Os jornais de quinta-feira (6/11) destacam os números do Instituto de Pesquisa Econômica Aplicada (Ipea) segundo os quais a miséria deixou de cair no Brasil entre 2012 e 2013.
O assunto está nas primeiras páginas, mas é manchete apenas no Globo.Diz o seguinte: “Número de brasileiros na extrema pobreza aumenta”. Na linha fina, logo abaixo, o tom é mais ameno: “Pela primeira vez desde 2004, miséria parou de cair em 2013”. O jornal não explica a diferença entre “aumenta” e “parou de cair”.
Esse é um exemplo simples do “jornalismo impressionista” ao qual nos referimos neste posto de observação na quarta-feira (5, ver aqui): olhando-se apenas a manchete, chega-se à conclusão apressada de que a miséria aumentou no Brasil; lendo-se a linha fina, o leitor começa a entender que não é bem assim; ao enxergar o quadro inteiro, compreende-se que há certa manipulação das informações. Mas em todos os gráficos aparece um dado relevante, que a imprensa vinha omitindo na última década: o processo consistente de redução da pobreza no período de aplicação do modelo econômico que prioriza a mobilidade social.
Agora, para entender como se cria o efeito “impressionista” nos olhos do leitor, basta observar, como faz uma especialista entrevistada pelo Estado de S.Paulo, que, ao produzir a notícia, a imprensa despreza a margem de erro estatístico, dado relevante em outras pesquisas, como as de intenção de voto.
Os jornais escolhem o único elemento negativo do levantamento e fazem dele o centro do noticiário, calculando como única referência de pobreza a renda individual em relação ao preço de uma cesta básica de alimentos – o fato é que a miséria real vem sendo combatida com programas que não são considerados pelas reportagens.
Então, vejamos outro aspecto das escolhas editoriais: o Estado monta seu gráfico com base no período de 2003 a 2013; o Globo escolhe o período de 2004 a 2013; e a Folha estende a análise desde o ano de 1992 até 2013.
O que aparece nos gráficos do Globo e do Estado é uma queda consistente da pobreza extrema na última década, comprovada em pelo menos oito seminários internacionais sobre resultados econômicos de políticas sociais realizados em São Paulo nos últimos anos – a mídia tradicional do Brasil nunca cobriu esses eventos.
O mais interessante, porém, é o que mostra o gráfico de duas décadas publicado pela Folha: ali se comprova que, nos dois governos do PSDB, a miséria subiu consistentemente, com exceção do ano de 1998. No primeiro ano do governo Lula da Silva, 2003, havia 26,24 milhões de brasileiros nessa condição, ou seja, 14,5% da população vivia na extrema pobreza; em 2013, esse total havia caído para 10,45 milhões, ou seja, 5,2% da população.
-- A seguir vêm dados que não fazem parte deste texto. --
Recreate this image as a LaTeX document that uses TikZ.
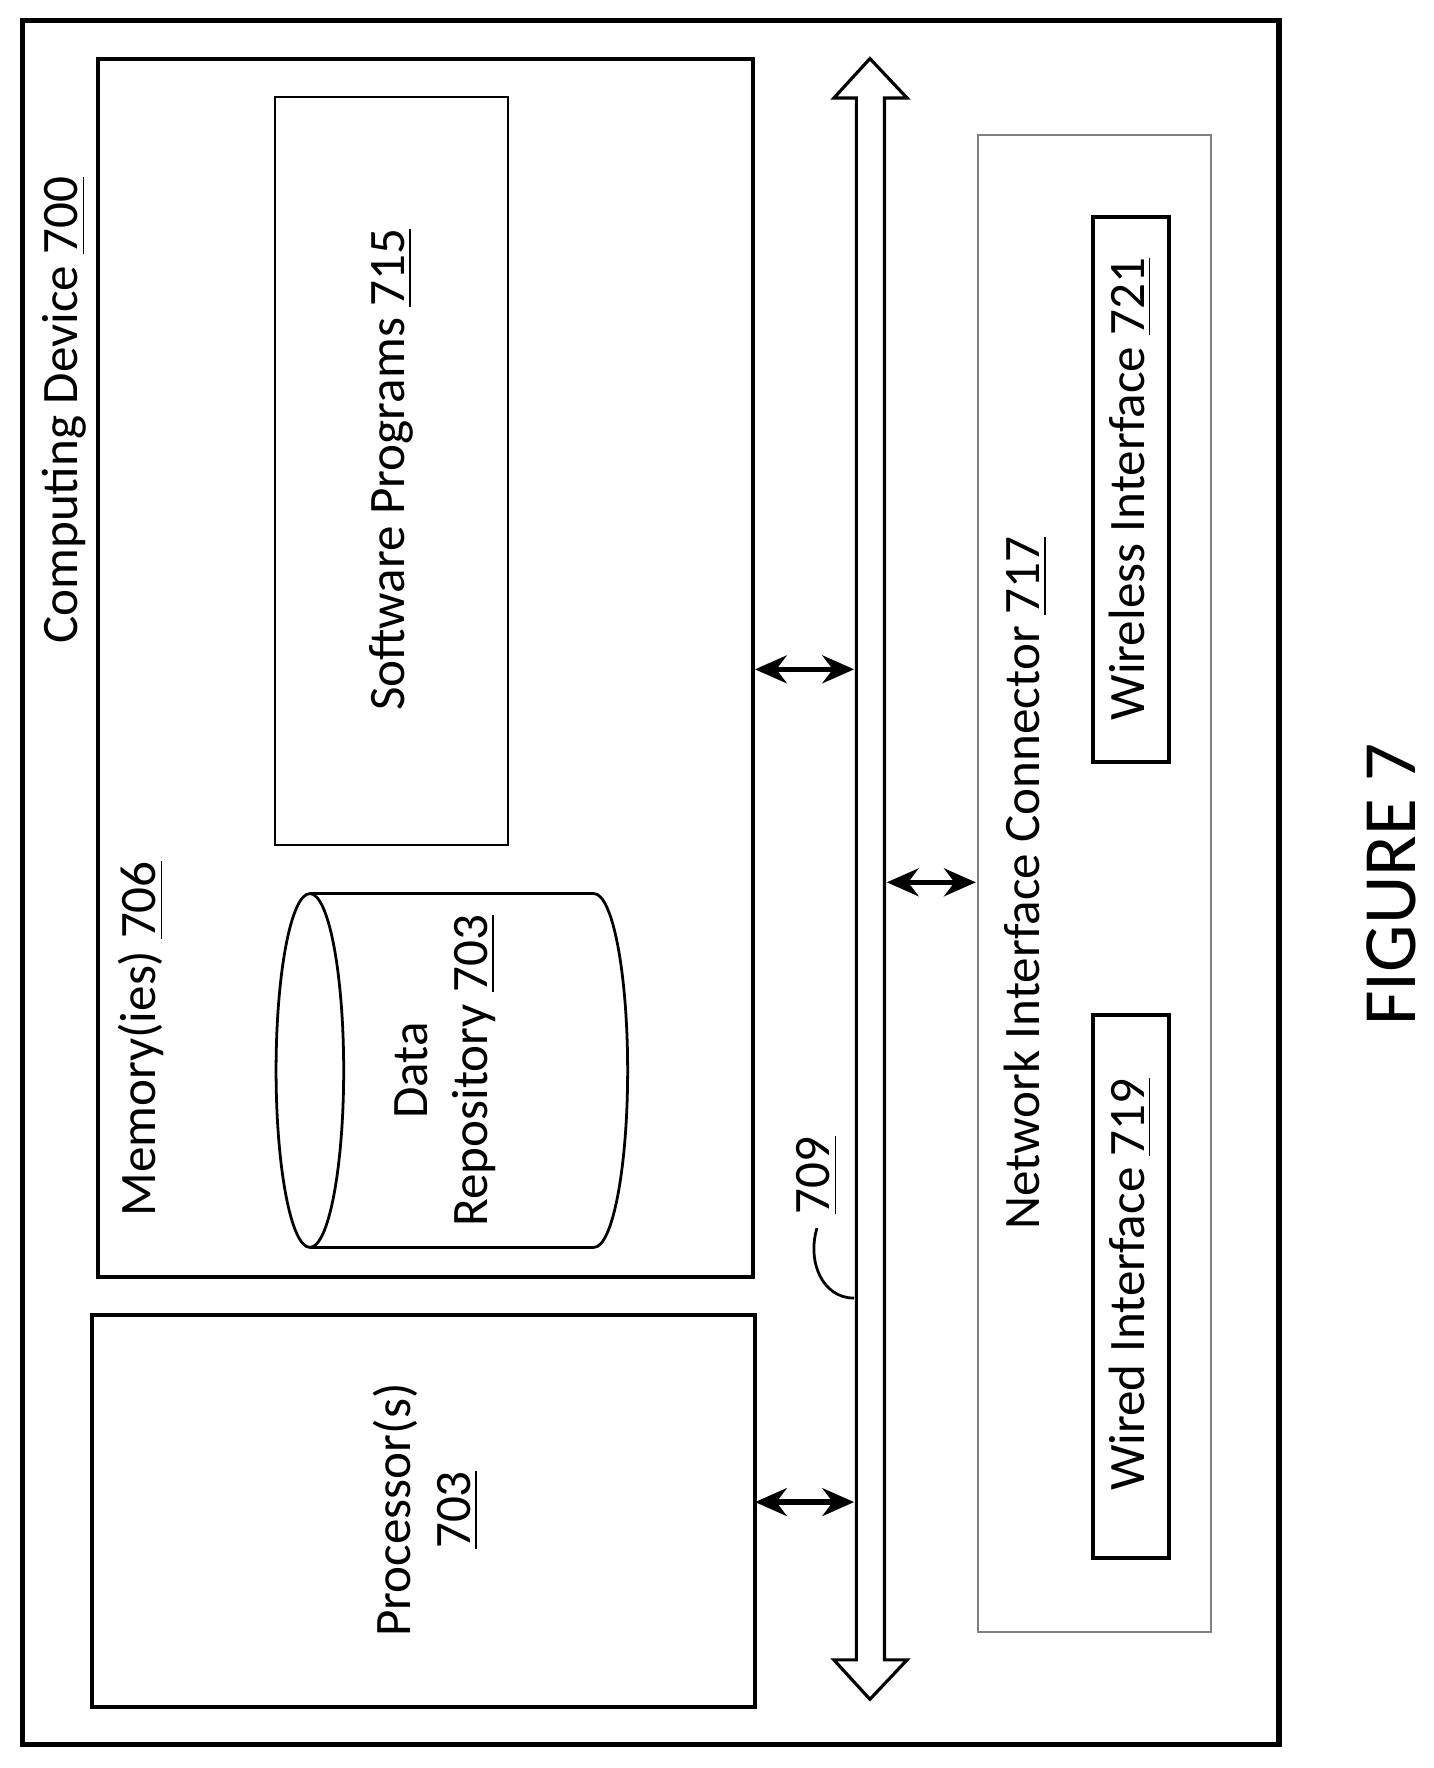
\documentclass[tikz,border=0pt]{standalone}
\usepackage{fontspec}
\setmainfont{Carlito}
\usetikzlibrary{arrows.meta, calc}

\tikzset{
    lbl/.style={rotate=90, font=\fontsize{12.9}{15}\selectfont, align=center},
    box/.style={draw, line width=1pt},
    dblarrow/.style={{Stealth[length=8pt,width=7pt]}-{Stealth[length=8pt,width=7pt]}, line width=1.4pt}
}

\begin{document}
\begin{tikzpicture}[x=0.1mm, y=-0.1mm]
        \useasboundingbox (0,0) rectangle (1272,1569);
        % outer and main blocks
        \draw[line width=1.4pt] (20,18) rectangle (1135,1548);
        \draw[box] (87,52) rectangle (668,1133);
        \draw[box] (82,1167) rectangle (670,1515);
        \draw[line width=0.5pt] (244,86) rectangle (451,750);
        \draw[line width=0.5pt, draw=gray] (868,120) rectangle (1075,1448);
        \draw[box] (970,193) rectangle (1037,676);
        \draw[box] (970,901) rectangle (1037,1383);
        
        % data repository
        \draw[line width=0.7pt] (275,950) ellipse (30 and 157);
        \draw[line width=0.7pt] (275,793) -- (527,793) arc[start angle=-90, end angle=90, x radius=30, y radius=157] -- (275,1107);
        
        % bus
        \draw[line width=0.8pt] (760,87) -- (740,87) -- (772,52) -- (805,87) -- (785,87)
            -- (785,1473) -- (805,1473) -- (772,1508) -- (740,1473) -- (760,1473) -- cycle;
        
        \coordinate (memR) at (670,594);
        \coordinate (busL1) at (758,594);
        \coordinate (procR) at (670,1333);
        \coordinate (busL2) at (758,1333);
        \coordinate (busR) at (787,783);
        \coordinate (netL) at (866,783);
        \draw[dblarrow] (memR) -- (busL1);
        \draw[dblarrow] (procR) -- (busL2);
        \draw[dblarrow] (busR) -- (netL);
        
        % labels
        \node[lbl] (dev) at (57,364) {Computing Device \underline{700}};
        \node[lbl] (mem) at (125,922) {Memory(ies) \underline{706}};
        \node[lbl] (sw) at (347,417) {Software Programs \underline{715}};
        \node[lbl] (repo) at (395,950) {Data\\Repository \underline{703}};
        \node[lbl] (proc) at (378,1340) {Processor(s)\\\underline{703}};
        \node[lbl] (net) at (910,784) {Network Interface Connector \underline{717}};
        \node[lbl] (wless) at (1003,434) {Wireless Interface \underline{721}};
        \node[lbl] (wired) at (1003,1140) {Wired Interface \underline{719}};
        \node[lbl] (busnum) at (725,1043) {\underline{709}};
        \coordinate (bustap) at (758,1152);
        \draw[line width=0.7pt] (bustap) .. controls (730,1152) and (716,1120) .. (busnum.west);
        \node[rotate=90, font=\fontsize{19}{22}\selectfont] (fig) at (1235,785) {FIGURE 7};
        
    \end{tikzpicture}
\end{document}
Esse é o dado real que insiste em se mostrar sob as manchetes negativas dos jornais.
O menino-passarinho
Mas nem tudo é miséria no noticiário: a Folha de S.Paulo acompanha, desde o início da semana, a vida de um menino de 15 anos que costuma fugir de sua casa no Espírito Santo para viver numa rua do bairro de Higienópolis, na capital paulista. O adolescente sofre de hiperatividade e déficit de atenção, e viajou sem seus medicamentos controlados.
A história, relatada pelo repórter Emilio Sant’Anna, mostra um aspecto interessante do bairro de alta classe média cujos moradores se envolveram em um ruidoso caso de preconceito em 2011. Ninguém mais “diferenciado” do que o menino capixaba: nas duas vezes em que se instalou anteriormente na região, ele construiu sua casa numa árvore, onde foi descoberto pela repórter Vivian Codogno, do Estado de S.Paulo, em agosto (ver aqui). Na ocasião, foi chamado de “menino-passarinho”, e alguns moradores entrevistados diziam ter medo dele.
Na atualização feita pela Folha (ver aqui), fica-se sabendo que o adolescente vem sendo protegido por famílias da região, que ganhou uma barraca e se mudou para a calçada em frente ao shopping Higienópolis. Mas na edição de quinta-feira (6), o jornal noticia que ele sofreu um atentado: alguém encharcou sua barraca com “creolina” e ele teve que ser socorrido por causa da sufocação. Desde então, vizinhos passaram a se revezar em vigília para protegê-lo.
Como se pode constatar, existe a pobreza das estatísticas e a pobreza real, assim como coexistem no mesmo lugar a nobreza da solidariedade e a miséria do preconceito.